Yes, they are used at night, but if I were to put that in my room I'm pretty sure I would be blinded worse than Clark Griswold's neighbors.
I thanked him, pretended to look through the different lights until he left.
When he left, I went to grab milk.
Oh man.
I'm all about the non fat aka skim milk. I feel like anything higher needs to be chewed or has a sour taste. If I have to suck it up, I'll drink one percent. I might put two percent in my cereal if I'm starving and have no other options. Three percent? Let me grab a spoon.
Anyway.
One percent aka low fat was in easy sight. So was whatever cute names Costco gave two and three percent. I asked about no fat milk. The woman pointed out the one percent.
Me: Is that the lowest percent you have?
Her: Yes
Me: Okay
I wasn't thrilled but I go through milk so fast it will only be an inconvenience for about a week.
Her: There is this type of milk over here, it's more like water than milk, though.
Me: Skim?
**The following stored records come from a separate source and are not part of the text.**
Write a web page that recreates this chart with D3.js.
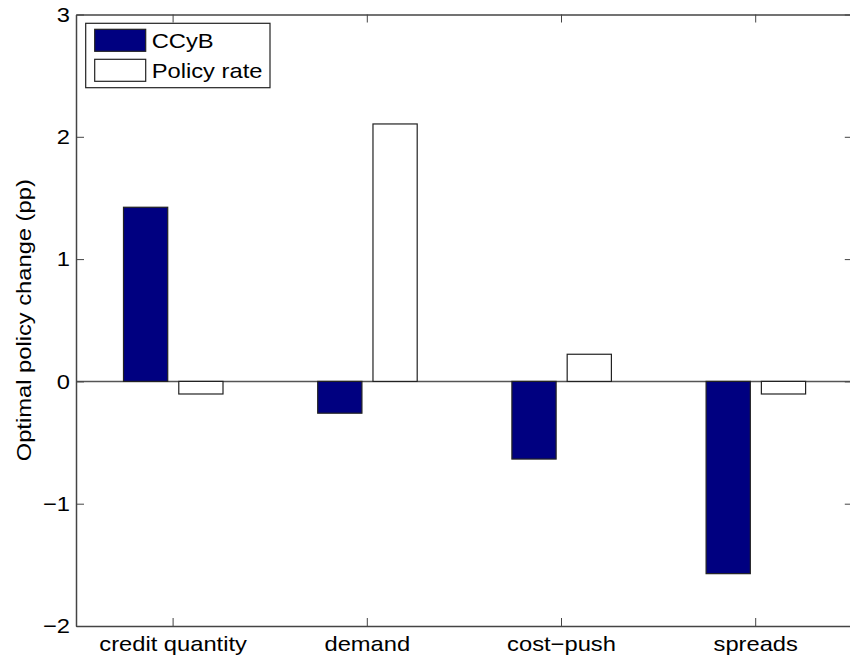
<!DOCTYPE html>
<style>
  body { margin: 0; background: white; }
  svg { font-family: "Liberation Sans", Arial, sans-serif; }
  .axis path, .axis line { stroke: #444; }
  .axis text { fill: black; font-size: 21px; }
</style>
<body>
</body>
<script src="https://cdn.jsdelivr.net/npm/d3@7"></script>
<script>
  const categories = ['credit quantity', 'demand', 'cost\u2212push', 'spreads'];
  const series = ['CCyB', 'Policy rate'];
  const ccyb = [1.424, -0.26, -0.635, -1.572];
  const policyRate = [-0.103, 2.105, 0.222, -0.103];
  const yTicks = [-2, -1, 0, 1, 2, 3];
  const colors = ['#000080', '#ffffff'];

  const w = 850, h = 662;
  const l = 76, r = 852.8, t = 14.5, b = 626;
  const sx = 1.13; // text in the picture is a bit wide

  const svg = d3.select('body').append('svg')
    .attr('width', w).attr('height', h);

  const x = d3.scaleBand().domain(categories).range([l, r]).padding(0);
  const xs = d3.scaleBand().domain(series).range([47.5, 147]).paddingInner(0.2);
  const y = d3.scaleLinear().domain([-2, 3]).range([b, t]);

  const rows = categories.map((c, i) => ({c, v: [ccyb[i], policyRate[i]]}));

  // zero baseline
  svg.append('line')
    .attr('x1', l).attr('x2', r)
    .attr('y1', y(0)).attr('y2', y(0))
    .attr('stroke', '#555').attr('stroke-width', 1.5);

  // bars
  const groups = svg.append('g').selectAll('g')
    .data(rows)
    .join('g')
    .attr('transform', d => `translate(${x(d.c)},0)`);
  groups.selectAll('rect')
    .data(d => d.v.map((v, k) => ({s: series[k], v, k})))
    .join('rect')
    .attr('x', d => xs(d.s))
    .attr('width', xs.bandwidth())
    .attr('y', d => y(Math.max(0, d.v)))
    .attr('height', d => Math.abs(y(d.v) - y(0)))
    .attr('fill', d => colors[d.k])
    .attr('stroke', '#222')
    .attr('stroke-width', 1.2);

  // axes
  const ax = d3.axisBottom(x).tickSize(-8).tickPadding(10).tickSizeOuter(0);
  const gx = svg.append('g').attr('class', 'axis')
    .attr('transform', `translate(0,${b})`).call(ax);
  gx.selectAll('text').attr('transform', `scale(${sx},1)`).attr('dy', '0.71em');

  svg.append('g').attr('class', 'axis')
    .attr('transform', `translate(0,${t})`)
    .call(d3.axisTop(x).tickSize(-8).tickSizeOuter(0).tickFormat(''));

  const gy = svg.append('g').attr('class', 'axis')
    .attr('transform', `translate(${l},0)`)
    .call(d3.axisLeft(y).tickValues(yTicks).tickSize(-8).tickSizeOuter(0)
      .tickFormat(d => d < 0 ? '\u2212' + Math.abs(d) : d));
  gy.selectAll('text').attr('x', -6 / sx).attr('transform', `scale(${sx},1)`);

  svg.append('g').attr('class', 'axis')
    .attr('transform', `translate(${r},0)`)
    .call(d3.axisRight(y).tickValues(yTicks).tickSize(-8).tickSizeOuter(0).tickFormat(''));

  svg.selectAll('.axis path').attr('stroke-width', 1.5);

  // y label
  svg.append('text')
    .attr('transform', `translate(31,${(t + b) / 2}) rotate(-90) scale(${sx},1)`)
    .attr('text-anchor', 'middle')
    .attr('font-size', 21)
    .text('Optimal policy change (pp)');

  // legend
  const lg = svg.append('g').attr('transform', 'translate(85.7,23.3)');
  lg.append('rect').attr('width', 184.3).attr('height', 64.4)
    .attr('fill', 'white').attr('stroke', '#222').attr('stroke-width', 1.2);
  const items = lg.selectAll('g.item')
    .data(series)
    .join('g').attr('class', 'item')
    .attr('transform', (d, i) => `translate(9,${6 + i * 30})`);
  items.append('rect')
    .attr('width', 51).attr('height', 22)
    .attr('fill', (d, i) => colors[i])
    .attr('stroke', '#222').attr('stroke-width', 1.2);
  items.append('text')
    .attr('transform', `translate(57,19) scale(${sx},1)`)
    .attr('font-size', 21)
    .text(d => d);
</script>
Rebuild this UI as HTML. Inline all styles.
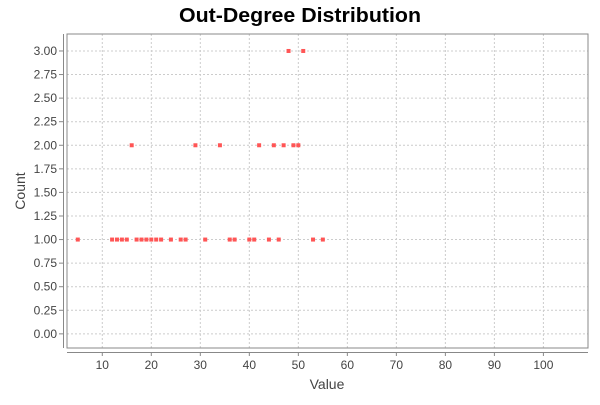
<!DOCTYPE html>
<html><head><meta charset="utf-8"><style>
body{margin:0;background:#fff;font-family:"Liberation Sans",sans-serif}
svg text{font-family:"Liberation Sans",sans-serif}
</style></head><body>
<svg id="chart" width="600" height="400" xmlns="http://www.w3.org/2000/svg">
<rect width="600" height="400" fill="#fff"/>
<text x="300" y="22" text-anchor="middle" font-size="20" font-weight="bold" fill="#000" textLength="242" lengthAdjust="spacingAndGlyphs">Out-Degree Distribution</text>
<g id="grid"></g>
<rect x="67" y="34" width="521" height="314" fill="none" stroke="#888" stroke-width="1"/>
<line x1="63.5" y1="34" x2="63.5" y2="348" stroke="#888"/>
<line x1="67" y1="352.5" x2="588" y2="352.5" stroke="#888"/>
<g id="ticks"></g>
<g id="points"></g>
<text x="327" y="389" text-anchor="middle" font-size="14" fill="#444">Value</text>
<text x="25" y="191" text-anchor="middle" font-size="14" fill="#444" transform="rotate(-90 25 191)">Count</text>
</svg>
<script>
const xValues=[5,12,13,14,15,17,18,19,20,21,22,24,26,27,31,36,37,40,41,44,46,53,55,16,29,34,42,45,47,49,50,48,51];
const yValues=[1,1,1,1,1,1,1,1,1,1,1,1,1,1,1,1,1,1,1,1,1,1,1,2,2,2,2,2,2,2,2,3,3];
const xTicks=[10,20,30,40,50,60,70,80,90,100];
const yTicks=[0,0.25,0.5,0.75,1,1.25,1.5,1.75,2,2.25,2.5,2.75,3];
const xMin=2.8,xMax=109.1,yMin=-0.15,yMax=3.18;
const L=67,R=588,T=34,B=348;
const sx=v=>L+(v-xMin)/(xMax-xMin)*(R-L);
const sy=v=>B-(v-yMin)/(yMax-yMin)*(B-T);
const NS="http://www.w3.org/2000/svg";
const grid=document.getElementById('grid'),ticks=document.getElementById('ticks'),pts=document.getElementById('points');
function mk(tag,attrs,parent){const e=document.createElementNS(NS,tag);for(const k in attrs)e.setAttribute(k,attrs[k]);parent.appendChild(e);return e;}
xTicks.forEach(v=>{const x=sx(v);
 const g=mk('line',{x1:x,y1:T,x2:x,y2:B,stroke:'#cccccc','stroke-dasharray':'2,2'},grid);
 
 
 const t=mk('line',{x1:x,y1:352,x2:x,y2:356,stroke:'#888'},ticks);
 
 
 const l=mk('text',{x:x,y:369,'text-anchor':'middle','font-size':'12',fill:'#444'},ticks);l.textContent=v;
 
 
});
yTicks.forEach(v=>{const y=sy(v);
 const g=mk('line',{x1:L,y1:y,x2:R,y2:y,stroke:'#cccccc','stroke-dasharray':'2,2'},grid);
 
 
 const t=mk('line',{x1:59,y1:y,x2:63.5,y2:y,stroke:'#888'},ticks);
 
 
 const l=mk('text',{x:57,y:y+4,'text-anchor':'end','font-size':'12',fill:'#444'},ticks);l.textContent=v.toFixed(2);
 
 
});
xValues.forEach((v,i)=>{
 const p=mk('rect',{x:sx(v)-2,y:sy(yValues[i])-2,width:4,height:4,fill:'#f55'},pts);
 
 
});
</script>
</body></html>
I'll take it.
Her: Weird look.
Apparently she loved the three percent.
After I found a three pound bag of non organic tortilla chips (everything is organic, it's great but I'm still trying to figure out how junk food can be organic), I headed to checkout.
Clerk: We sell normal size hotdogs?!
Me: Yeah, but you just have to buy three packs of them.
Clerk: But they're normal size!
Shocking, I know.
I'm enjoying being an elite snooty Costco member, I'm just not turning my back on the traditional grocery store, yet.